Many executives believe visibility equals leadership presence.
They attend meetings. Join town halls. Send company updates. Walk through operations.
And yet, teams still feel disconnected from leadership.
Why?
Because visibility alone doesn’t create accessibility.
Employees don’t just want to see leaders. They want clarity around how leaders think, what matters most, and whether concerns can move upward without friction.
When leadership feels distant, organizations begin operating on assumption instead of understanding.
Teams start interpreting silence. Rumors fill communication gaps. Priorities become unclear across departments.
This becomes more dangerous as organizations grow.
The larger the company becomes, the easier it is for leadership to unintentionally drift away from operational reality.
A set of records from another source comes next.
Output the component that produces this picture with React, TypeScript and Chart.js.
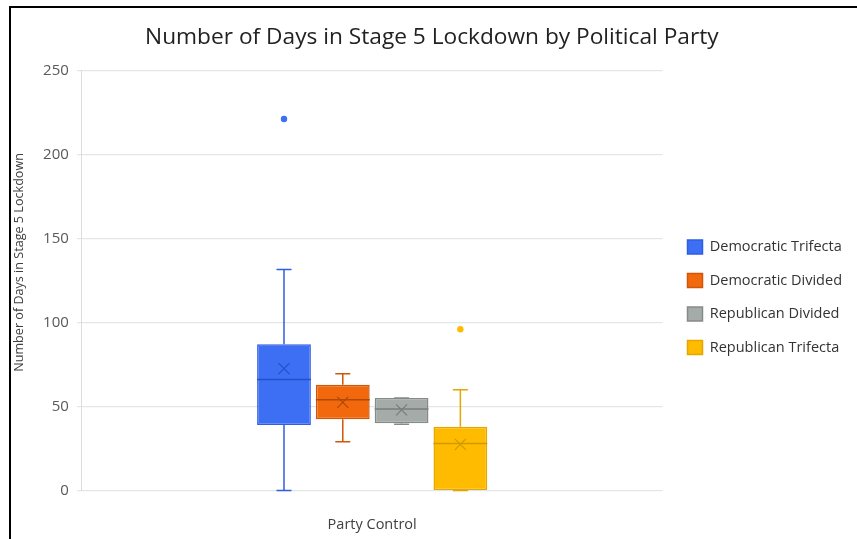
import React, { useEffect, useRef } from "react";
import { Chart, registerables } from "chart.js";

Chart.register(...registerables);

const categories = ["Party Control"];
const seriesNames = ["Democratic Trifecta", "Democratic Divided", "Republican Divided", "Republican Trifecta"];
const q1Values = [39, 42.5, 40, 0];
const q3Values = [87, 63, 55, 38];
const medianValues = [66, 54, 48.5, 28];
const meanValues = [72.5, 52.5, 48, 27.5];
const lowWhisker = [0, 29, 39.5, 0];
const highWhisker = [131.5, 69.5, 55, 60];
const outlierValues = [[221], [], [], [96]];
const yTicks = [0, 50, 100, 150, 200, 250];

const fillColors = ["#3D6FF5", "#F2680D", "#A5ABA9", "#FFBB00"];
const edgeColors = ["#2D5EE3", "#D0560A", "#858B89", "#E3A700"];
const lineColors = ["#2450C8", "#B04808", "#787E7C", "#CF9A00"];

const boxPlotPlugin = {
  id: "boxPlotExtras",
  afterDatasetsDraw(chart: any) {
    const ctx = chart.ctx;
    const y = chart.scales.y;
    chart.data.datasets.forEach((_ds: any, i: number) => {
      const meta = chart.getDatasetMeta(i);
      const bar = meta.data[0];
      if (!bar) return;
      const x = bar.x;
      const w = bar.width;
      const yQ1 = y.getPixelForValue(q1Values[i]);
      const yQ3 = y.getPixelForValue(q3Values[i]);
      const yLo = y.getPixelForValue(lowWhisker[i]);
      const yHi = y.getPixelForValue(highWhisker[i]);
      const yMed = y.getPixelForValue(medianValues[i]);
      const yMean = y.getPixelForValue(meanValues[i]);
      const cap = 7.5;
      ctx.save();
      ctx.strokeStyle = edgeColors[i];
      ctx.lineWidth = 1.5;
      ctx.beginPath();
      ctx.moveTo(x, yQ3);
      ctx.lineTo(x, yHi);
      ctx.moveTo(x - cap, yHi);
      ctx.lineTo(x + cap, yHi);
      ctx.moveTo(x, yQ1);
      ctx.lineTo(x, yLo);
      ctx.moveTo(x - cap, yLo);
      ctx.lineTo(x + cap, yLo);
      ctx.stroke();
      ctx.strokeStyle = lineColors[i];
      ctx.lineWidth = 1.5;
      ctx.beginPath();
      ctx.moveTo(x - w / 2, yMed);
      ctx.lineTo(x + w / 2, yMed);
      ctx.stroke();
      const m = 5.5;
      ctx.lineWidth = 1.2;
      ctx.beginPath();
      ctx.moveTo(x - m, yMean - m);
      ctx.lineTo(x + m, yMean + m);
      ctx.moveTo(x + m, yMean - m);
      ctx.lineTo(x - m, yMean + m);
      ctx.stroke();
      ctx.fillStyle = fillColors[i];
      outlierValues[i].forEach((v) => {
        const yo = y.getPixelForValue(v);
        ctx.beginPath();
        ctx.arc(x, yo, 3.2, 0, Math.PI * 2);
        ctx.fill();
      });
      ctx.restore();
    });
  },
};

export default function App() {
  const canvasRef = useRef<HTMLCanvasElement | null>(null);

  useEffect(() => {
    if (!canvasRef.current) return;
    Chart.defaults.font.family = "'Open Sans', sans-serif";
    const chart = new Chart(canvasRef.current, {
      type: "bar",
      data: {
        labels: categories,
        datasets: seriesNames.map((name, i) => ({
          label: name,
          data: [[q1Values[i], q3Values[i]]] as any,
          backgroundColor: fillColors[i],
          borderColor: edgeColors[i],
          borderWidth: 1.5,
          borderSkipped: false,
          categoryPercentage: 0.405,
          barPercentage: 0.915,
        })),
      },
      options: {
        animation: false,
        responsive: false,
        maintainAspectRatio: false,
        layout: { padding: { top: 0, left: 0, right: 5, bottom: 0 } },
        plugins: {
          title: {
            display: true,
            text: "  Number of Days in Stage 5 Lockdown by Political Party",
            color: "#222222",
            font: { size: 22.7, weight: "normal" },
            padding: { top: 24, bottom: 19 },
          },
          legend: {
            position: "right",
            align: "center",
            title: { display: true, text: " ", padding: { top: 20, bottom: 20 }, font: { size: 13 } },
            labels: {
              boxWidth: 15,
              boxHeight: 14,
              padding: 19,
              color: "#333333",
              font: { size: 14.5 },
            },
          },
          tooltip: { enabled: false },
        },
        scales: {
          x: {
            grid: { display: false, drawTicks: false },
            border: { display: false },
            ticks: { display: false },
            title: {
              display: true,
              text: categories[0],
              color: "#404040",
              font: { size: 14.5 },
              padding: { top: 26, bottom: 5 },
            },
          },
          y: {
            min: 0,
            max: 250,
            afterBuildTicks: (scale: any) => {
              scale.ticks = yTicks.map((v) => ({ value: v }));
            },
            grid: { color: "#E3E6E6", tickLength: 5, lineWidth: 1.2 },
            border: { color: "#DADDDD" },
            ticks: { color: "#595959", font: { size: 15 }, padding: 8 },
            title: {
              display: true,
              text: "           Number of Days in Stage 5 Lockdown",
              color: "#404040",
              font: { size: 12.6 },
              padding: { top: 12, bottom: 8 },
            },
          },
          y2: {
            position: "right",
            display: false,
            afterFit: (scale: any) => {
              scale.width = 6;
            },
          },
        },
      } as any,
      plugins: [boxPlotPlugin],
    });
    return () => chart.destroy();
  }, []);

  return (
    <div
      style={{
        position: "fixed",
        left: 0,
        top: 0,
        width: 857,
        height: 539,
        overflow: "hidden",
        background: "#ffffff",
      }}
    >
      <canvas ref={canvasRef} width={857} height={539} style={{ display: "block" }} />
      <div
        style={{
          position: "absolute",
          left: 9,
          top: 6,
          width: 900,
          height: 600,
          borderLeft: "2px solid #000",
          borderTop: "2px solid #000",
          pointerEvents: "none",
        }}
      />
    </div>
  );
}
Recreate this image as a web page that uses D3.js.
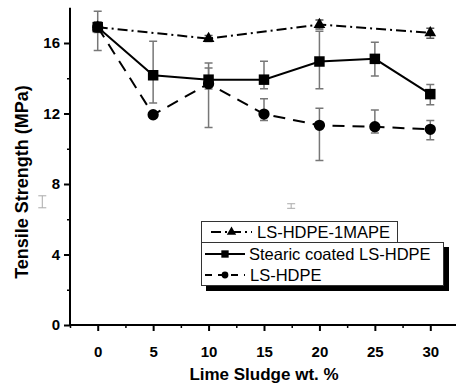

Information becomes filtered through layers. Problems surface later than they should. Leaders lose visibility into how decisions are actually affecting teams.
Strong organizations prevent this intentionally.
They create communication structures that move in both directions—not just top-down.
They ensure managers are not acting as barriers between leadership and operational reality.
Most importantly, effective leaders remain accessible in how they communicate. They simplify complexity. They explain priorities clearly. They reduce ambiguity instead of increasing it.
Accessibility doesn’t mean leaders must be involved in everything.
It means teams understand the direction, trust the communication, and know concerns can surface without resistance.
That’s what keeps organizations aligned as they scale.